Thursday, August 06, 2009

Bipartisan Center Report On Science In Federal Regulation

Aug 5: A bipartisan panel of top scientific and regulatory experts released recommendations calling on the White House and Federal agencies to make specific changes in the regulatory process to clearly distinguish scientific questions from policy disputes. The report comes from the Science for Policy Project (SPP), a project of the Bipartisan Policy Center (BPC). BPC is a non-profit organization that was established in 2007 by former Senate Majority Leaders Howard Baker, Tom Daschle, Bob Dole and George Mitchell to provide a forum where tough policy challenges can be addressed in a pragmatic and politically viable manner.

The SPP is co-chaired by former Rep. Sherwood Boehlert (R-NY), past chair of the House Science Committee, and Donald Kennedy, former editor of Science; and eleven other ideologically diverse members from business, academia, government and non-profits.

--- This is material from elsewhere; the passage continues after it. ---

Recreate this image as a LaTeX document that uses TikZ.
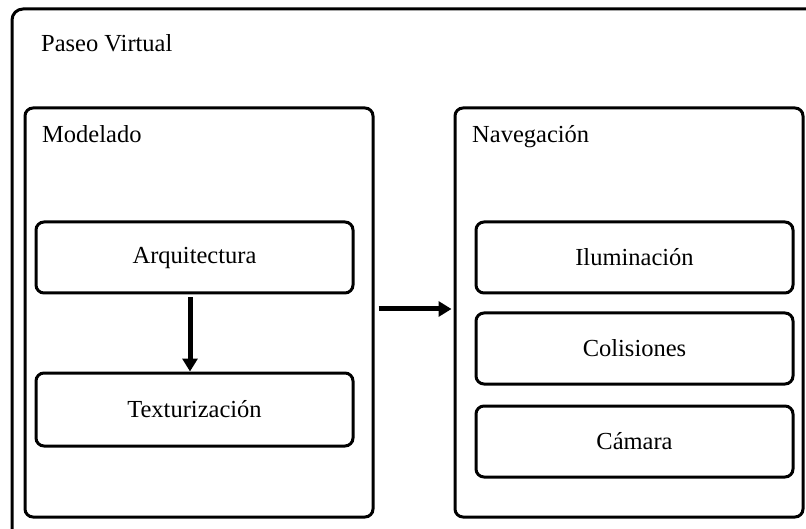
\documentclass[tikz,border=0pt]{standalone}
\usepackage{fontspec}
\setmainfont{Liberation Serif}
\usetikzlibrary{arrows.meta}
\tikzset{
  x=1pt, y=-1pt,
  box/.style={draw, line width=3pt, rounded corners=8pt, minimum width=#1, inner sep=0pt},
  box/.default=317pt,
  lbl/.style={font=\fontsize{24.5}{28}\selectfont, inner sep=0pt},
  thickarrow/.style={line width=5pt, -{Triangle[width=15pt,length=13pt]}}
}
\begin{document}
\begin{tikzpicture}
\useasboundingbox (0,0) rectangle (806,529);
\clip (0,0) rectangle (806,529);
\node[box=820pt, minimum height=540pt, rounded corners=11pt] (outer) at (422,279) {};
\node[lbl, anchor=base west] (tpaseo) at (41,52) {Paseo Virtual};
\node[box=348pt, minimum height=409pt] (mod) at (199,312.5) {};
\node[lbl, anchor=base west] (tmod) at (42,143) {Modelado};
\node[box=348pt, minimum height=409pt] (nav) at (629,312.5) {};
\node[lbl, anchor=base west] (tnav) at (472,143) {Navegación};
\node[box, minimum height=71pt, lbl] (arq) at (194.5,257.5) {Arquitectura};
\node[box, minimum height=73pt, lbl] (tex) at (194.5,409.5) {Texturización};
\node[box, minimum height=71pt, lbl] (ilu) at (634.5,257.5) {Iluminación};
\node[box, minimum height=71pt, lbl] (col) at (634.5,348.5) {Colisiones};
\node[box, minimum height=71pt, lbl] (cam) at (634.5,441.5) {Cámara};
\draw[thickarrow, shorten <=3pt] ([xshift=-4.5pt]arq.south) -- ([xshift=-4.5pt]tex.north);
\draw[thickarrow, shorten <=4pt, shorten >=2pt] ([yshift=3.5pt]mod.east) -- ([yshift=3.5pt]nav.west);
\end{tikzpicture}
\end{document}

Boehlert said, "The fundamental theme of the report is that the Administration needs to put in place procedures to try to distinguish science questions from policy questions. Often, policy disputes are cast as fights over science. This damages the credibility of science and obscures the real issues that ought to be debated. For example, how much risk a substance poses to human health or the environment is a science question; how much risk is acceptable is a policy question."

The report recommends requiring new information when regulations are proposed by agencies such as U.S. EPA and the FDA, and enhancing the credibility of Federal advisory committees to ensure the integrity of science in regulatory policymaking. Many of these recommendations are relevant to the White House and Federal agency effort to implement President Obama's March 9, 2009 Presidential Memorandum on Scientific Integrity [See WIMS 3/10/09]. An interim version of the SPP report was released in March, and the White House has reviewed that report as part of its work to issue guidelines on scientific integrity and regulatory reform, which are expected soon. The report's recommendations include:

  • Clarity regarding key science questions needed to write specific regulations. Federal Register notices for proposed regulations should make clear what science questions and what policy questions needed to be answered to formulate the regulation and what science was most influential in drafting the regulation. The notices might also make clear what additional science would help resolve remaining questions and might offer policy alternatives that are consistent with the science.
  • Greater focus on science in advisory committees. Federal agencies should empanel scientific advisory committees – committees that are composed solely of members with relevant scientific expertise – to address science questions relevant to policy, and those panels should not make policy recommendations. Members of such committees should be Special Government Employees, a category that makes them subject to conflict of interest and other ethics rules.
  • Greater transparency in committee appointment process. The process for appointing committees should be more transparent, with agencies taking steps including seeking names through the Web and asking for comments on proposed individuals on the Web.
  • More disclosure by committee members. Members of scientific advisory committees should be required to disclose to the government and to the public far more information on their backgrounds than is currently the case so the government and the public can evaluate their qualifications and determine whether their service raises any concern about conflicts of interest or bias.
  • Clearer conflict of interest rules. The government should set clear rules about what constitutes a conflict of interest for a member of a scientific advisory committee. The government should distinguish clearly between conflict of interest and bias.
  • Greater transparency in committee selection might allow a limited number of closed committee meetings. If procedures are put in place to make the selection of advisory committee members more transparent, then the government could consider allowing scientific advisory committees to have a limited number of closed meetings under specific circumstances.
  • Transparency in the use of scientific literature. The process agencies and scientific advisory committees use to review the scientific literature should become more transparent and thorough. In general, papers that have not been peer reviewed should be treated with skepticism, but they should not be automatically excluded.
  • Legitimate use of Confidential Business Information. The Confidential Business Information designation, which limits public access to information, is legitimate but appears to be overused.
  • Greater participation in, and improved quality of peer review. Federal agencies, universities and scientific journals need to experiment with ways to encourage more scientists to act as peer reviewers and to experiment with different peer review procedures to see what will improve the quality of reviews.

The Science for Policy Project is funded by the David and Lucile Packard Foundation, the William and Flora Hewlett Foundation, and ExxonMobil Foundation. The project was directed by David Goldston, the former chief of staff of the House Science Committee.